- Education: Hunter College High School City College of New York Brooklyn Polytechnic
- Scientific career
- Workplaces: New York University Princeton University

= Suse Broyde =

American chemical biologist

Suse Broyde is an American chemical biologist who is a professor of biology and an affiliate professor of chemistry at New York University. Her research focuses on the molecular mechanisms that process DNA damage induced by environmental and endogenous carcinogens, notably mutagenesis and repair.

== Early life, education and career ==
Broyde (maiden name Buehler) was born in Nördlingen, Germany, and moved to New York City in 1940. She was the only child of Jewish-German immigrants who had escaped Nazi Germany. She became interested in science as a child, and was accepted at Hunter College High School at the age of eleven, where she received a strong education in the liberal arts, as well as science and mathematics. Broyde earned her Bachelor's degree in chemistry at the City College of New York (CCNY), which has been termed “the Harvard of the poor.” She graduated Phi Beta Kappa and Magna cum Laude, with honors in the major. From there Broyde entered the PhD program in chemistry at the Polytechnic Institute of Brooklyn (Brooklyn Poly, now NYU Tandon), where she majored in physical chemistry with a minor in physics. Her thesis, in the laboratory of Gerald Oster, investigated the photochemistry and spectroscopy of chlorophylls to elucidate the biophysical basis of photosynthesis.

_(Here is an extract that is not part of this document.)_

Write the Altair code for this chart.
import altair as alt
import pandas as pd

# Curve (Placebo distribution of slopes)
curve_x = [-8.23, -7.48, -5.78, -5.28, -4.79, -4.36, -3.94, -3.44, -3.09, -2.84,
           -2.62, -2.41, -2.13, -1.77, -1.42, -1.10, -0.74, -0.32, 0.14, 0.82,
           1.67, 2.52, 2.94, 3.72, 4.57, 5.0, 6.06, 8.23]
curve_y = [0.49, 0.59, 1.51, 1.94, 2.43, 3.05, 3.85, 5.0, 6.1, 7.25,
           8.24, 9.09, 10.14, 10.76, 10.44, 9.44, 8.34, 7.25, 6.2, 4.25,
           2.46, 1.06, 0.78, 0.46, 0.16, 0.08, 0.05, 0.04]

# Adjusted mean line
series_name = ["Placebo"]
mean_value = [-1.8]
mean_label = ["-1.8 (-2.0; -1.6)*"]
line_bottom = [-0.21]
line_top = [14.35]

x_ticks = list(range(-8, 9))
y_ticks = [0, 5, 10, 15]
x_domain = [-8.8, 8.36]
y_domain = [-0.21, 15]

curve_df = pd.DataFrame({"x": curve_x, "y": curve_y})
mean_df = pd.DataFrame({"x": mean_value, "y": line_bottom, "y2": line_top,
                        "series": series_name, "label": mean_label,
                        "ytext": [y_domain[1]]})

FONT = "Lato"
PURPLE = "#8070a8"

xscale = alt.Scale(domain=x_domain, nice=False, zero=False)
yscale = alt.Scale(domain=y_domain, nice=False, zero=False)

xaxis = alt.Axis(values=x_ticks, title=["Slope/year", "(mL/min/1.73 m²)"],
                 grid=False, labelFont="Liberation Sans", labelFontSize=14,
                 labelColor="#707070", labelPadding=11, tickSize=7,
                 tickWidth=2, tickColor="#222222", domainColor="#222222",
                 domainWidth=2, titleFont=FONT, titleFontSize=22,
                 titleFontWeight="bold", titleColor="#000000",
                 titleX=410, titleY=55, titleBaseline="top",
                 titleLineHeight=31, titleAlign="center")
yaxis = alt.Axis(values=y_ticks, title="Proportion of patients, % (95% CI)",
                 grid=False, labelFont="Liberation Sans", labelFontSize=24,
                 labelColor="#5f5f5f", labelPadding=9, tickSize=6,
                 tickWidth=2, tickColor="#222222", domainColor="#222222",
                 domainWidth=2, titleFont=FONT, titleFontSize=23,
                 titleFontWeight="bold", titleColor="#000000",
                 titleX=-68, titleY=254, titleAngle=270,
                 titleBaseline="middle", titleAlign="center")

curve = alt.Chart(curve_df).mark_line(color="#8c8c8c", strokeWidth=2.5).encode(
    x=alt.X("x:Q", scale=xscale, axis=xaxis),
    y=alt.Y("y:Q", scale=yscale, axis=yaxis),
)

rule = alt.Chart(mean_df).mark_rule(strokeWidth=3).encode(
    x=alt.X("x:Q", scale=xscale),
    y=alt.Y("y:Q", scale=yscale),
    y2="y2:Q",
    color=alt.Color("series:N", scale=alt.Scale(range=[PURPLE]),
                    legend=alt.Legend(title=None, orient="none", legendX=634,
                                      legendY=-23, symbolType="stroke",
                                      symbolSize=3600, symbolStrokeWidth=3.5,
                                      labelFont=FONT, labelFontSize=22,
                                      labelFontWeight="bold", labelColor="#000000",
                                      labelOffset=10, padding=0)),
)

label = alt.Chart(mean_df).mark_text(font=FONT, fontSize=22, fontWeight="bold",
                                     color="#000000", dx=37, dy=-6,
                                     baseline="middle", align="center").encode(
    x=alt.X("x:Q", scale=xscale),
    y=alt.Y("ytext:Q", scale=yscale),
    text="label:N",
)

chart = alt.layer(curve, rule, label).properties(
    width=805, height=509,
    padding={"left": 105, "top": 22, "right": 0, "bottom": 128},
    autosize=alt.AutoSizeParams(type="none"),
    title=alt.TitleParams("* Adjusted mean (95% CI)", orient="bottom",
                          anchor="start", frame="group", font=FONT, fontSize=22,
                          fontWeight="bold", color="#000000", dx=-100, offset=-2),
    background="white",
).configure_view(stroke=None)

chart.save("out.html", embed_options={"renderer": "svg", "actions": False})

Subsequently, Broyde was a research scientist at IBM Watson Labs at Columbia University where she continued to work on chlorophylls with biophysicist Seymour Stephen Brody. Brody was subsequently recruited by the New York University biology department to initiate a biophysics program focusing on plants and photosynthesis; Broyde joined him in establishing the lab and mentoring students and postdocs. Her first child was born while she was a graduate student and her second child was born while she was at IBM. Following her work at NYU, Broyde was at Princeton University in the laboratory of Robert Langridge where she was introduced to the newly emerging field of molecular modeling, and her research centered on nucleic acid structure. She continued working in this field and received her first NIH grant while in the physics department at Georgia Institute of Technology.

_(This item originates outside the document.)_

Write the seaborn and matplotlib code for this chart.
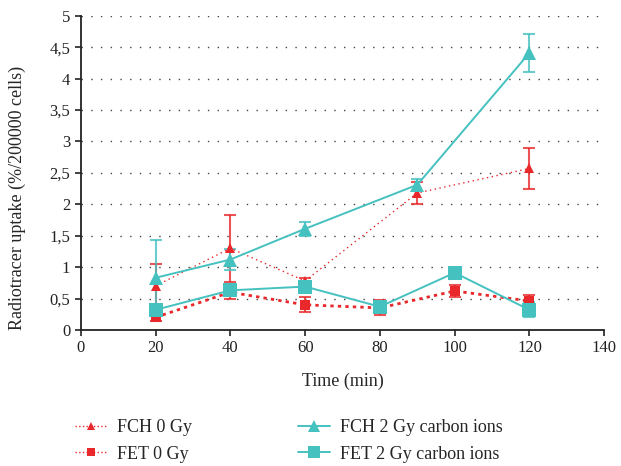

Eventually, Broyde returned to New York University as a research associate professor in the biology department and became a full professor in 1987. At NYU she formed collaborations with chemistry department colleagues Robert Shapiro and Nicholas Geacintov; their experimental approaches complemented Broyde's modeling, which centers on the structure and function of DNA that is damaged by environmental or endogenous carcinogens, such as those present in tobacco smoke or induced by the ultraviolet light. How such lesions in DNA are repaired, and how they generate mutations during replication that initiates the carcinogenic process is a focus of the research, which delineates structural, dynamic, and energetic aspects of the damaged DNA and its interactions with polymerases and repair proteins. She is the author or co-author of nearly 400 published works, as well as the Wiley book The Chemical Biology of DNA Damage with Nicholas Geacintov. Broyde also has a full teaching docket, concentrating on upper level undergraduates with a pre-health focus and an interest in drug design, as well as on literature reading and fundamental biological topics for graduate students. She has mentored many graduate students and post-doctoral associates.

== Honors and awards ==

Broyde received the Outstanding Woman in Science Award from the Association of Women in Science (1996) and the American Chemical Society Division of Chemical Toxicology Founder's Award with Nicholas Geacintov (2016). Her work has been funded by NIH for many decades.